Let $\struct {G, \circ}$ be a group.

Let $\RR$ be a relation on $G$.

Let $\RR$ be compatible with $\circ$.

Let $\QQ = \complement_{G \times G} \RR$, so that:

$\forall a, b \in G: a \mathrel \QQ b \iff \neg \paren {a \mathrel \RR b}$


Then $\QQ$ is a relation compatible with $\circ$.


Proof

Let $x, y, z \in G$.

Suppose that $\neg \paren {\paren {x \circ z} \mathrel \QQ \paren {y \circ z} }$.

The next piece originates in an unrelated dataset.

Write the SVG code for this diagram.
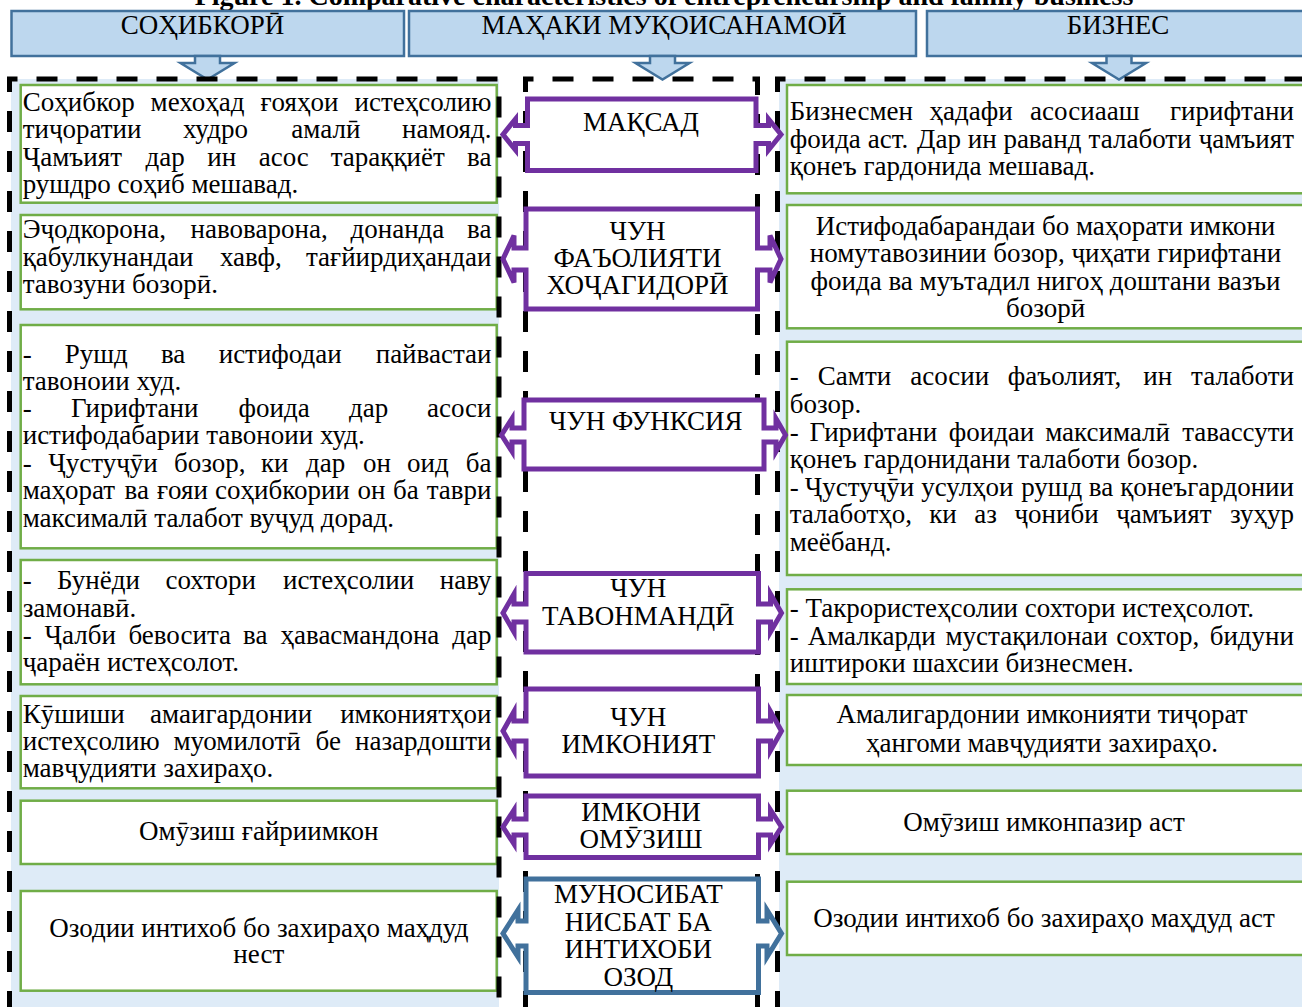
<svg xmlns="http://www.w3.org/2000/svg" width="1302" height="1007" viewBox="0 0 1302 1007">
<style>
.t{font-family:"Liberation Serif","DejaVu Serif","Times New Roman",serif;font-size:27px;fill:#000}
.m{text-anchor:middle}
.e{text-anchor:end}
.hd{font-size:27px}
.ti{font-weight:bold;font-size:28px}
.gb{fill:#fff;stroke:#70AD47;stroke-width:2.5}
.hb{fill:#BDD7EE;stroke:#41719C;stroke-width:2.5}
.bg{fill:#DEEBF7}
.fr{fill:none;stroke:#000;stroke-width:5;stroke-dasharray:21 19}
.pa{fill:#fff;stroke:#7030A0;stroke-width:5;stroke-linejoin:miter}
.ba{fill:#fff;stroke:#41719C;stroke-width:5;stroke-linejoin:miter}
</style>
<rect width="1302" height="1007" fill="#fff"/>
<text class="t ti m" x="664" y="4.5">Figure 1. Comparative characteristics of entrepreneurship and family business</text>

<g id="backgrounds">
<rect class="bg" x="11" y="79" width="488" height="935"/>
<rect class="bg" x="779" y="79" width="530" height="935"/>
</g>

<g id="header-sohibkori">
<rect class="hb" x="11.5" y="11" width="392.5" height="45"/>
<text class="t hd m" x="202.5" y="33.5">СОҲИБКОРӢ</text>
</g>
<g id="header-mahak">
<rect class="hb" x="409" y="11" width="507" height="45"/>
<text class="t hd m" x="664" y="33.5">МАҲАКИ МУҚОИСАНАМОӢ</text>
</g>
<g id="header-biznes">
<rect class="hb" x="927" y="11" width="400" height="45"/>
<text class="t hd m" x="1118" y="33.5">БИЗНЕС</text>
</g>

<g id="connectors">
<path class="hb" d="M195,56 V63 H180.5 L207.5,79.5 L234.5,63 H220 V56 Z"/>
<path class="hb" d="M650,56 V63 H635.5 L662.5,79.5 L689.5,63 H675 V56 Z"/>
<path class="hb" d="M1106.5,56 V63 H1092 L1119,79.5 L1146,63 H1131.5 V56 Z"/>
</g>

<!-- left column -->
<g id="left-1">
<rect class="gb" x="20.7" y="85" width="476" height="117.7"/>
<text class="t" y="110.5"><tspan x="22.7">Соҳибкор</tspan><tspan x="150.6">мехоҳад</tspan><tspan x="260.5">ғояҳои</tspan></text>
<text class="t e" x="491.5" y="110.5">истеҳсолию</text>
<text class="t" y="138"><tspan x="22.7">тиҷоратии</tspan><tspan x="182.9">худро</tspan><tspan x="291.3">амалӣ</tspan></text>
<text class="t e" x="491.5" y="138">намояд.</text>
<text class="t" y="165.5"><tspan x="22.7">Ҷамъият</tspan><tspan x="145.6">дар</tspan><tspan x="207.3">ин</tspan><tspan x="258.7">асос</tspan><tspan x="330.7">тараққиёт</tspan></text>
<text class="t e" x="491.5" y="165.5">ва</text>
<text class="t" x="22.7" y="193">рушдро соҳиб мешавад.</text>
</g>

<g id="left-2">
<rect class="gb" x="20.7" y="215" width="476" height="94.3"/>
<text class="t" y="238.3"><tspan x="22.7">Эҷодкорона,</tspan><tspan x="190.6">навоварона,</tspan><tspan x="350.5">донанда</tspan></text>
<text class="t e" x="491.5" y="238.3">ва</text>
<text class="t" y="265.7"><tspan x="22.7">қабулкунандаи</tspan><tspan x="219.9">хавф,</tspan></text>
<text class="t e" x="491.5" y="265.7">тағйирдиҳандаи</text>
<text class="t" x="22.7" y="292.7">тавозуни бозорӣ.</text>
</g>

<g id="left-3">
<rect class="gb" x="20.7" y="325" width="476" height="223.3"/>
<text class="t" y="362.7"><tspan x="22.7">-</tspan><tspan x="64.8">Рушд</tspan><tspan x="160.9">ва</tspan><tspan x="218.7">истифодаи</tspan></text>
<text class="t e" x="491.5" y="362.7">пайвастаи</text>
<text class="t" x="22.7" y="389.8">тавоноии худ.</text>
<text class="t" y="417"><tspan x="22.7">-</tspan><tspan x="71">Гирифтани</tspan><tspan x="238.5">фоида</tspan><tspan x="349">дар</tspan></text>
<text class="t e" x="491.5" y="417">асоси</text>
<text class="t" x="22.7" y="444.2">истифодабарии тавоноии худ.</text>
<text class="t" y="471.7"><tspan x="22.7">-</tspan><tspan x="48.2">Ҷустуҷӯи</tspan><tspan x="174">бозор,</tspan><tspan x="261">ки</tspan><tspan x="306">дар</tspan><tspan x="363">он</tspan><tspan x="407">оид</tspan></text>
<text class="t e" x="491.5" y="471.7">ба</text>
<text class="t" y="499.3"><tspan x="22.7">маҳорат</tspan><tspan x="124.5">ва</tspan><tspan x="157">ғояи</tspan><tspan x="215">соҳибкории</tspan><tspan x="357.5">он</tspan><tspan x="393">ба</tspan></text>
<text class="t e" x="491.5" y="499.3">таври</text>
<text class="t" x="22.7" y="526.7">максималӣ талабот вуҷуд дорад.</text>
</g>

<g id="left-4">
<rect class="gb" x="20.7" y="560" width="476" height="124.3"/>
<text class="t" y="589.3"><tspan x="22.7">-</tspan><tspan x="57">Бунёди</tspan><tspan x="165.5">сохтори</tspan><tspan x="283">истеҳсолии</tspan></text>
<text class="t e" x="491.5" y="589.3">наву</text>
<text class="t" x="22.7" y="616.7">замонавӣ.</text>
<text class="t" y="644"><tspan x="22.7">-</tspan><tspan x="44.5">Ҷалби</tspan><tspan x="128.4">бевосита</tspan><tspan x="243.1">ва</tspan><tspan x="280.5">ҳавасмандона</tspan></text>
<text class="t e" x="491.5" y="644">дар</text>
<text class="t" x="22.7" y="671">ҷараён истеҳсолот.</text>
</g>

<g id="left-5">
<rect class="gb" x="20.7" y="696" width="476" height="92.3"/>
<text class="t" y="722.7"><tspan x="22.7">Кӯшиши</tspan><tspan x="150.1">амаигардонии</tspan></text>
<text class="t e" x="491.5" y="722.7">имкониятҳои</text>
<text class="t" y="750"><tspan x="22.7">истеҳсолию</tspan><tspan x="173.4">муомилотӣ</tspan><tspan x="315.6">бе</tspan></text>
<text class="t e" x="491.5" y="750">назардошти</text>
<text class="t" x="22.7" y="777.3">мавҷудияти захираҳо.</text>
</g>

<g id="left-6">
<rect class="gb" x="20.7" y="800.7" width="476" height="63.3"/>
<text class="t m" x="258.8" y="840">Омӯзиш ғайриимкон</text>
</g>

<g id="left-7">
<rect class="gb" x="20.7" y="891" width="476" height="99.7"/>
<text class="t m" x="258.8" y="936.7">Озодии интихоб бо захираҳо маҳдуд</text>
<text class="t m" x="258.8" y="963.3">нест</text>
</g>

<!-- right column -->
<g id="right-1">
<rect class="gb" x="787" y="85" width="530" height="108.3"/>
<text class="t" y="120"><tspan x="789.7">Бизнесмен</tspan><tspan x="929.6">ҳадафи</tspan><tspan x="1030.1">асосиааш</tspan></text>
<text class="t e" x="1294" y="120">гирифтани</text>
<text class="t" y="147.5"><tspan x="789.7">фоида</tspan><tspan x="867.7">аст.</tspan><tspan x="917">Дар</tspan><tspan x="967.7">ин</tspan><tspan x="1003.4">раванд</tspan><tspan x="1088.6">талаботи</tspan></text>
<text class="t e" x="1294" y="147.5">ҷамъият</text>
<text class="t" x="789.7" y="175">қонеъ гардонида мешавад.</text>
</g>

<g id="right-2">
<rect class="gb" x="787" y="205" width="530" height="123.3"/>
<text class="t m" x="1045.5" y="234.5">Истифодабарандаи бо маҳорати имкони</text>
<text class="t m" x="1045.5" y="262">номутавозинии бозор, ҷиҳати гирифтани</text>
<text class="t m" x="1045.5" y="289.5">фоида ва муътадил нигоҳ доштани вазъи</text>
<text class="t m" x="1045.5" y="317">бозорӣ</text>
</g>

<g id="right-3">
<rect class="gb" x="787" y="341.7" width="530" height="233.3"/>
<text class="t" y="385"><tspan x="789.7">-</tspan><tspan x="817.8">Самти</tspan><tspan x="910.2">асосии</tspan><tspan x="1007.7">фаъолият,</tspan><tspan x="1143.3">ин</tspan></text>
<text class="t e" x="1294" y="385">талаботи</text>
<text class="t" x="789.7" y="413">бозор.</text>
<text class="t" y="440.5"><tspan x="789.7">-</tspan><tspan x="809.6">Гирифтани</tspan><tspan x="948.7">фоидаи</tspan><tspan x="1045.2">максималӣ</tspan></text>
<text class="t e" x="1294" y="440.5">тавассути</text>
<text class="t" x="789.7" y="468">қонеъ гардонидани талаботи бозор.</text>
<text class="t" y="495.5"><tspan x="789.7">-</tspan><tspan x="804.8">Ҷустуҷӯи</tspan><tspan x="921.2">усулҳои</tspan><tspan x="1021.2">рушд</tspan><tspan x="1088.8">ва</tspan></text>
<text class="t e" x="1294" y="495.5">қонеъгардонии</text>
<text class="t" y="523"><tspan x="789.7">талаботҳо,</tspan><tspan x="929.2">ки</tspan><tspan x="974.3">аз</tspan><tspan x="1014.5">ҷониби</tspan><tspan x="1116.2">ҷамъият</tspan></text>
<text class="t e" x="1294" y="523">зуҳур</text>
<text class="t" x="789.7" y="550.5">меёбанд.</text>
</g>

<g id="right-4">
<rect class="gb" x="787" y="589.3" width="530" height="94.7"/>
<text class="t" x="789.7" y="617.3">- Такрористеҳсолии сохтори истеҳсолот.</text>
<text class="t" y="645"><tspan x="789.7">-</tspan><tspan x="807.7">Амалкарди</tspan><tspan x="945.5">мустақилонаи</tspan><tspan x="1116.3">сохтор,</tspan></text>
<text class="t e" x="1294" y="645">бидуни</text>
<text class="t" x="789.7" y="672">иштироки шахсии бизнесмен.</text>
</g>

<g id="right-5">
<rect class="gb" x="787" y="695" width="530" height="70"/>
<text class="t m" x="1042" y="723.3">Амалигардонии имконияти тиҷорат</text>
<text class="t m" x="1042" y="751.7">ҳангоми мавҷудияти захираҳо.</text>
</g>

<g id="right-6">
<rect class="gb" x="787" y="790.7" width="530" height="63.3"/>
<text class="t m" x="1044" y="830.7">Омӯзиш имконпазир аст</text>
</g>

<g id="right-7">
<rect class="gb" x="787" y="881.7" width="530" height="73.3"/>
<text class="t m" x="1044" y="926.7">Озодии интихоб бо захираҳо маҳдуд аст</text>
</g>

<g id="frames">
<path class="fr" d="M9.5,1012 V79 H499 V1012"/>
<path class="fr" d="M525.5,1012 V79 H757.5 V1012"/>
<path class="fr" d="M777.5,1012 V79 H1310"/>
</g>

<!-- middle column -->
<g id="mid-maqsad">
<path class="pa" d="M527.5,99 H756 V125.5 H768.5 V119 L781,134.5 L768.5,150 V143.5 H756 V170.5 H527.5 V143.5 H515.5 V150 L503,134.5 L515.5,119 V125.5 H527.5 Z"/>
<text class="t m" x="641" y="131">МАҚСАД</text>
</g>

<g id="mid-faoliyat">
<path class="pa" d="M526,209 H757.5 V248 H770 V235.5 L781,259 L770,282.5 V270 H757.5 V309 H526 V270 H514 V282.5 L503,259 L514,235.5 V248 H526 Z"/>
<text class="t m" x="637.5" y="240">ЧУН</text>
<text class="t m" x="637.5" y="267">ФАЪОЛИЯТИ</text>
<text class="t m" x="637.5" y="294">ХОҶАГИДОРӢ</text>
</g>

<g id="mid-funksiya">
<path class="pa" d="M524,400 H764 V428 H776 V418.5 L785.5,435 L776,451.5 V442 H764 V469 H524 V442 H512 V451.5 L501.5,435 L512,418.5 V428 H524 Z"/>
<text class="t m" x="645.8" y="430">ЧУН ФУНКСИЯ</text>
</g>

<g id="mid-tavonmandi">
<path class="pa" d="M526,573.5 H758.5 V604 H770.5 V594 L781.5,613 L770.5,632 V622 H758.5 V652 H526 V622 H514 V632 L503,613 L514,594 V604 H526 Z"/>
<text class="t m" x="638.3" y="597.3">ЧУН</text>
<text class="t m" x="638.3" y="625">ТАВОНМАНДӢ</text>
</g>

<g id="mid-imkoniyat">
<path class="pa" d="M526,689 H758.5 V721 H770.5 V711.5 L781.5,731 L770.5,750.5 V741 H758.5 V776 H526 V741 H514 V750.5 L503,731 L514,711.5 V721 H526 Z"/>
<text class="t m" x="638.3" y="725.7">ЧУН</text>
<text class="t m" x="638.3" y="752.7">ИМКОНИЯТ</text>
</g>

<g id="mid-omuzish">
<path class="pa" d="M526,796 H758.5 V819 H770.5 V810 L781.5,827 L770.5,844 V835 H758.5 V857.5 H526 V835 H514 V844 L503,827 L514,810 V819 H526 Z"/>
<text class="t m" x="641" y="821">ИМКОНИ</text>
<text class="t m" x="641" y="848.3">ОМӮЗИШ</text>
</g>

<g id="mid-munosibat">
<path class="ba" d="M526,879 H758.5 V921 H767 V910 L781.5,933.5 L767,957 V946 H758.5 V992.5 H526 V946 H518 V957 L503,933.5 L518,910 V921 H526 Z"/>
<text class="t m" x="638.3" y="902.7">МУНОСИБАТ</text>
<text class="t m" x="638.3" y="930.7">НИСБАТ БА</text>
<text class="t m" x="638.3" y="958.3">ИНТИХОБИ</text>
<text class="t m" x="638.3" y="986">ОЗОД</text>
</g>
</svg>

Then by the definition of $\QQ$:

$\paren {x \circ z} \mathrel \RR \paren {y \circ z}$

Because $\RR$ is compatible with $\circ$:

$\paren {x \circ z} \circ z^{-1} \mathrel \RR \paren {y \circ z} \circ z^{-1}$


By Group Axiom $\text G 1$: Associativity and the Group Axiom $\text G 3$: Existence of Inverse Element:

$x \mathrel \RR y$

so by the definition of $\QQ$:

$\neg \paren {x \mathrel \QQ y}$


By the Rule of Transposition:

$\forall x, y, z \in G: x \mathrel \QQ y \implies \paren {x \circ z} \mathrel \QQ \paren {y \circ z}$

A similar argument shows that:

$\forall x, y, z \in G: x \mathrel \QQ y \implies \paren {z \circ x} \mathrel \QQ \paren {z \circ y}$

Thus, by definition, $\QQ$ is a relation compatible with $\circ$.

$\blacksquare$